Os últimos três posts sobre o argumentário pró-aborto, felizmente, geraram alguma discussão positiva. As referências noutros blogues levaram até a que a discussão se alargasse além do meu público habitual, o que é bom. O argumento que hoje quero desmontar é o argumento do alegado direito da mulher a fazer o que quiser com o corpo que é seu. Muito provavelmente serão poucos os argumentos a desmontar depois deste, pois penso que os principais já foram todos tratados e o debate que houve na altura do referendo passou apenas por um repetir constante das mesmas supostas evidências, como esta. Ora, então, uma das defesas da legalização do aborto assenta no direito à mulher de fazer o que quiser com o seu corpo: "o corpo é meu, logo, eu tenho o direito a decidir tudo sobre ele".

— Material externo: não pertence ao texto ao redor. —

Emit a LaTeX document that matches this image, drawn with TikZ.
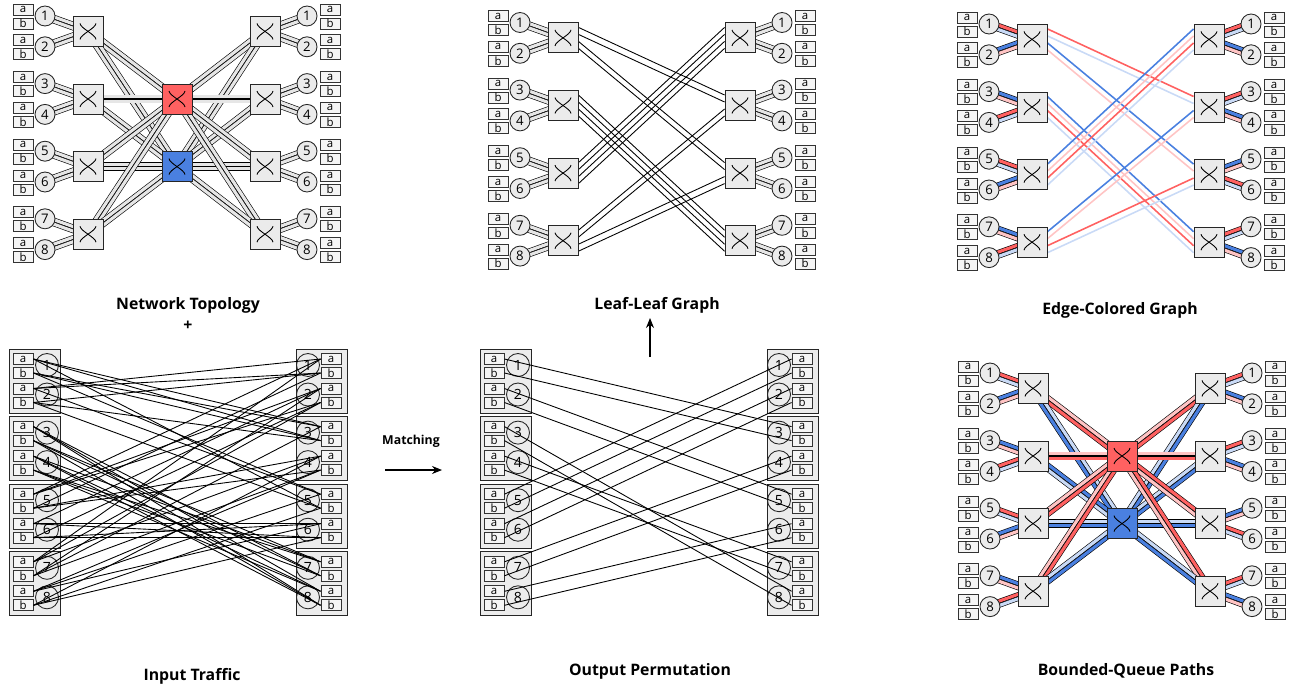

Isto é verdade. Nós somos soberanos sobre o nosso corpo, bem como sobre a nossa casa, o nosso carro, o nosso microondas. O problema é que, quando um feto está dentro do corpo da mulher, qualquer coisa que a mulher faça ao seu corpo não a afecta só a ela. É como convidarmos um amigo para vir dar uma volta de carro: o carro é nosso, mas ao termos lá outra pessoa, não temos o direito a espetarmo-nos contra uma árvore se nos apetecer. É aqui que falha o argumento, os que a ele recorrem "esquecem-se" do pormenor que dentro do corpo da mulher está outro ser humano.

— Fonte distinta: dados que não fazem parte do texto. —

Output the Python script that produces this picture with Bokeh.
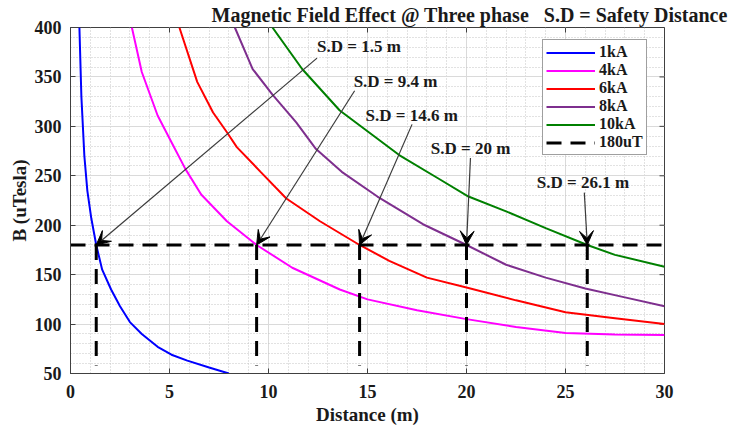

Uma filósofa que li há algum tempo, num livro organizado pelo Pedro Galvão que reunia vários ensaios sobre o aborto ("Ética do Aborto", da Dinalivro), e cujo nome não me consigo lembrar colocava as coisas nestes termos: imagine-se que uma mulher está descansada a dormir e, a meio da noite, aparece um malfeitor que a "liga" a um violinista (sim, era a um violinista), o qual só sobrevive se aquela ligação se mantiver. A filósofa pergunta-nos: será que a mulher é obrigada a abdicar da sua vida para que aquela pessoa sobreviva? O problema aqui é que a analogia não funciona por uma série de razões: a mulher da história não é responsável pela dependência do violinista nem pela ligação que existe entre os dois. No caso da mãe em relação ao feto, o caso muda de figura. Por ter sido a mãe a gerar o feto, passa a ser responsável pela dependência e pela ligação do feto a ela.
É pelo facto de, em primeiro lugar, não termos total soberania sobre o que fazemos com o que nos pertence (incluíndo o nosso corpo) quando as nossas acções afectam directamente terceiros e pelo facto de a mãe, juntamente com o pai que ainda não somos estrelas-do-mar, ser responsável pela dependência e ligação que se estabelece entre o feto e ela que não se pode considerar este um bom argumento a justificar a legalização do aborto.